Cisco Systems, Inc. (NASDAQ:CSCO) has been doing well so far in its fiscal year (the third quarter of which ended in April 2013). In its most recent 10-Q the company reported that revenue had risen 5% in fiscal Q3 versus a year earlier, in line with the improvements in Cisco’s top line from the first half of the FY. Pretax margins have stayed more or less constant, resulting in similar growth rates in pretax income over both periods (reported earnings have grown at a considerably faster pace, but this is due to lower effective tax rates which are likely not sustainable sources of future growth). Sales growth has been concentrated in the Americas, with each of Cisco Systems, Inc. (NASDAQ:CSCO)’s other two geographic segments (Europe/Middle East/Africa and Asia Pacific/Japan China) seeing little change in revenue. Cash flow from operations was $8.9 billion; Cisco used more than that amount between acquisitions, capex, dividends, and repurchases, but still had $47 billion in cash, cash equivalents, and investments on its balance sheet.
At its current valuation Cisco Systems, Inc. (NASDAQ:CSCO) trades at 14 times trailing earnings. We can see that the business is growing at mid-single digit rates, ignoring the lower effective tax rate for these purposes). Assuming that share buybacks will continue as well, supplementing increases in net income, that is cheap enough to make the stock somewhat interesting. Wall Street analysts predict $2.11 in EPS for the forward fiscal year ending in July 2014, which equates to a forward P/E of 12- clearly in prospective value territory when Cisco Systems, Inc. (NASDAQ:CSCO)’s cash balance is considered.

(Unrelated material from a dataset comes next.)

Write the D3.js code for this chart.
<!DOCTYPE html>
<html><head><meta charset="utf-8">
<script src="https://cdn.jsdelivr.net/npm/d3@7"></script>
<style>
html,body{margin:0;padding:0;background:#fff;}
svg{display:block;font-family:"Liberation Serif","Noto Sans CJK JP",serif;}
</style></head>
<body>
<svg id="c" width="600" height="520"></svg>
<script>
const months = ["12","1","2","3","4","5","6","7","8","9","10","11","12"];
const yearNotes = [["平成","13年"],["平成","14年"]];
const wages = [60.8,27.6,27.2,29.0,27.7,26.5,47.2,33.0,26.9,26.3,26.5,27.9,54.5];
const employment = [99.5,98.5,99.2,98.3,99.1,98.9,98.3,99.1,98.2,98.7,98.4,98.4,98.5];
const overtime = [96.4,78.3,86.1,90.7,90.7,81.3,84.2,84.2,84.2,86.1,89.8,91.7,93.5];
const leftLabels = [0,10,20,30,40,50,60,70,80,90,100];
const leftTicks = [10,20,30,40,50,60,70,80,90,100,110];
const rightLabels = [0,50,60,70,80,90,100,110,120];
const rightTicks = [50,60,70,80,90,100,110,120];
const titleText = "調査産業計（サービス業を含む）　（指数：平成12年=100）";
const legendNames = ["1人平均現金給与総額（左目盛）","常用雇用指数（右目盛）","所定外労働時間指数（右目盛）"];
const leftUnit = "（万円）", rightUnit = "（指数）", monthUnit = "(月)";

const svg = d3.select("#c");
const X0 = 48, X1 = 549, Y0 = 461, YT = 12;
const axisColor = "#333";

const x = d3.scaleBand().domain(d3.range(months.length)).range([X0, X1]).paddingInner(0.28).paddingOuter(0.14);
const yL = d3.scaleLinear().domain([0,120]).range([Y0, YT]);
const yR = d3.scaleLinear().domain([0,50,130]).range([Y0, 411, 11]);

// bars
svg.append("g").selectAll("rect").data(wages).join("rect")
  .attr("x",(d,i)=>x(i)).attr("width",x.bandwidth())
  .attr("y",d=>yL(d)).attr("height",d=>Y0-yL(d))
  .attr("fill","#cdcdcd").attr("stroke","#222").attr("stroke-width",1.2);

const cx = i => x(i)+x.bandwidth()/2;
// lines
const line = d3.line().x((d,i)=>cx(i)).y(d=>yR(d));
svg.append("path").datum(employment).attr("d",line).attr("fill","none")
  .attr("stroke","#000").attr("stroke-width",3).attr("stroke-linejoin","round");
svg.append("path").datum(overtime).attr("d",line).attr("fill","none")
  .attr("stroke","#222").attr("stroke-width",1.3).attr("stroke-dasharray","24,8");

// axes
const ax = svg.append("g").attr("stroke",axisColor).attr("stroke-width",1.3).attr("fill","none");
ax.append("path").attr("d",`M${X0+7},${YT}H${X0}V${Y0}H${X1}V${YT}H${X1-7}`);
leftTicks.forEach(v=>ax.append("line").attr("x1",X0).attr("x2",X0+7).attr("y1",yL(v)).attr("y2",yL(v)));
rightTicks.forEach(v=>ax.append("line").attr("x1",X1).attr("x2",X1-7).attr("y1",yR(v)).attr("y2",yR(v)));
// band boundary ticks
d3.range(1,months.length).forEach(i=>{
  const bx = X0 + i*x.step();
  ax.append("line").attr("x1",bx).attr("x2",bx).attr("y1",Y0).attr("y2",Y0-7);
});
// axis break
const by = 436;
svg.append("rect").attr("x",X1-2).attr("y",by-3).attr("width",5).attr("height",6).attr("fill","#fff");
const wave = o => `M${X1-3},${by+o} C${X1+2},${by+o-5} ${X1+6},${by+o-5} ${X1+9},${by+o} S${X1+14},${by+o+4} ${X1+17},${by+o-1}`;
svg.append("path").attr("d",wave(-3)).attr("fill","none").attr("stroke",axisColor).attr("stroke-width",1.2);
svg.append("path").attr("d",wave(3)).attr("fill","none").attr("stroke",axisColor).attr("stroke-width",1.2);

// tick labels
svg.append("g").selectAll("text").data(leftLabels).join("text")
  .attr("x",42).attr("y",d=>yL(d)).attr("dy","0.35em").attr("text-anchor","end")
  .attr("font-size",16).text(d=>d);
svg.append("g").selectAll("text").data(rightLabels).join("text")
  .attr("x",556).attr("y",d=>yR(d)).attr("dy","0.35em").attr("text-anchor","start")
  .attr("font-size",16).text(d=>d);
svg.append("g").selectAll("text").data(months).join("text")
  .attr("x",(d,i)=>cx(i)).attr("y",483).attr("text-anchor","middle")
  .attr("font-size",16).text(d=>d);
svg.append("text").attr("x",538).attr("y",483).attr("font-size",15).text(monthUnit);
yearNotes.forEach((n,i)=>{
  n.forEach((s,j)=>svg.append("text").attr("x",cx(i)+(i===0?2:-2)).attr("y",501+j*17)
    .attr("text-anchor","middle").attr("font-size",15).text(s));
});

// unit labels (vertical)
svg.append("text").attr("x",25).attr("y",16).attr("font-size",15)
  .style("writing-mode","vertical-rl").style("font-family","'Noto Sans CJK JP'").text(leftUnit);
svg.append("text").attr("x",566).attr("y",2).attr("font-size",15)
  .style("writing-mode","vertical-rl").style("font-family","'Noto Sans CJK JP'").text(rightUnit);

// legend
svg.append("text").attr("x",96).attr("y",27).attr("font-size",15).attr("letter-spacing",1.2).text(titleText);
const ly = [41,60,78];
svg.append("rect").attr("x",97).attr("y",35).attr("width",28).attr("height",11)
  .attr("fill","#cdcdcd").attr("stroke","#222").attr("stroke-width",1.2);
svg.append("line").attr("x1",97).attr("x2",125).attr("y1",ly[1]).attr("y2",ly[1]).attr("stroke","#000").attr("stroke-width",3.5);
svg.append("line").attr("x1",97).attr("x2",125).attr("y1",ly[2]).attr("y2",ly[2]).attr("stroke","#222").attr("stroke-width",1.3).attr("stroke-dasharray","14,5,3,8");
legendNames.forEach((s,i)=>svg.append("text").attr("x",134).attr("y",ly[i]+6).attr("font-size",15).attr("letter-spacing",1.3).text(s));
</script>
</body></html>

We track quarterly 13F filings from hundreds of hedge funds and other notable investors as part of our work developing investment strategies; for example, we have found that the most popular small cap stocks among hedge funds generate an average excess return of 18 percentage points per year (learn more about our small cap strategy). Our database shows that billionaire Ken Fisher’s Fisher Asset Management had more than 36 million shares of Cisco in its portfolio at the end of March (find Fisher’s favorite stocks). Another major Cisco Systems, Inc. (NASDAQ:CSCO) shareholder was Platinum Asset Management, run by billionaire Kerr Neilson; Platinum reported ownership of a little over 10 million shares (see Neilson’s stock picks).
Peers for Cisco Systems, Inc. (NASDAQ:CSCO) include Alcatel Lucent SA (ADR) (NYSE:ALU), Juniper Networks, Inc. (NYSE:JNPR), Palo Alto Networks Inc (NYSE:PANW), and Riverbed Technology, Inc. (NASDAQ:RVBD). Alcatel-Lucent is unprofitable on a trailing basis, and while analysts expect losses to narrow next year the consensus is that the company will remain in the red.